At Alpari, a global forex and commodities broker, we are keen to use our expertise in our field to provide businesses, such as import agents, with the understanding and tools to navigate their businesses through this challenging time, by providing insight into how hedging currencies against regular commercial transactions can help mitigate risk and maintain operational profitability.

What is hedging?

Put simply, hedging involves making an investment to reduce the risk of adverse price movements in an asset. Normally, a hedge consists of taking an offsetting position in a related security, through something like a futures contract. For instance, a good example of hedging is when you own stock in a certain company; you can then enter into a futures contract stating that you will sell that stock at a set price, thereby avoiding or moderating any market fluctuations. Investors use this strategy when they are unsure of what the market will do. A perfect hedge reduces your risk to nothing (except for the cost of the transaction fees).

In this case, for traders such as import agents, hedging is a tool that allows companies involved in cross border, international trade to protect their regular business transactions against currency and commodity price changes.

The employment of a hedging strategy allows companies negotiating deals in foreign currencies to plan for potential future mid-transaction shifts in exchange rate, by locking in the price of a product which will be delivered in the future and thus locking in margins in advance. In essence, it is like having an insurance policy against rising prices.

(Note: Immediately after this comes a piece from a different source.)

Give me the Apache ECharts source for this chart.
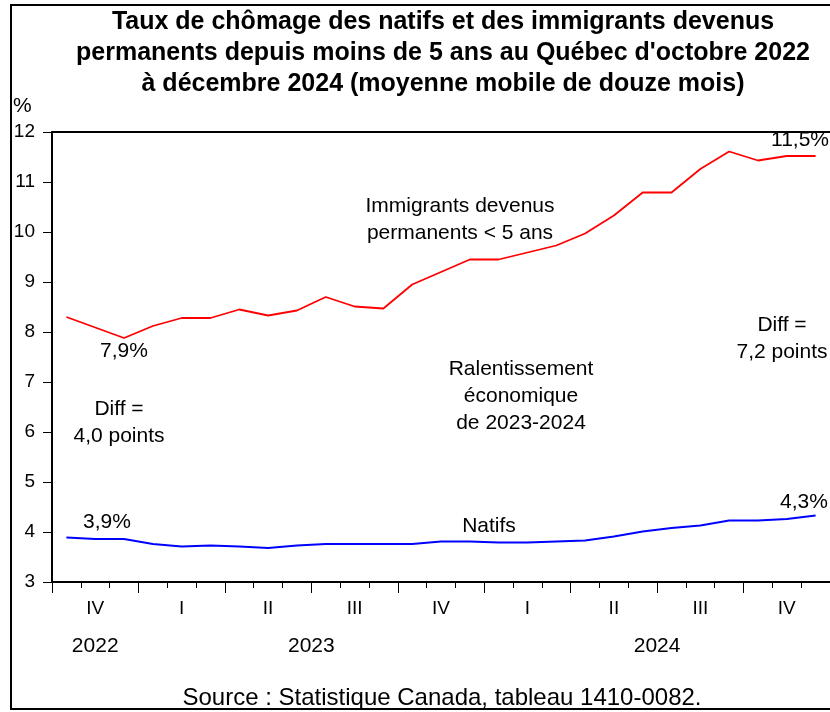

Hedging can be executed through several different tools, including forwards, futures, swaps, options and collars, but primarily forwards and futures.

Hedging limits risk

So what are the benefits of forex trading to SMEs and importers? Why can it be so important? Well, firstly hedging limits risk rather than creates risk. It is important to point out that although hedging is not 100 percent failsafe, with the correct guidance, it is a way of reducing risk significantly. Importers can derive tremendous value by seeking hedging opportunities through the use of forex forwards and futures.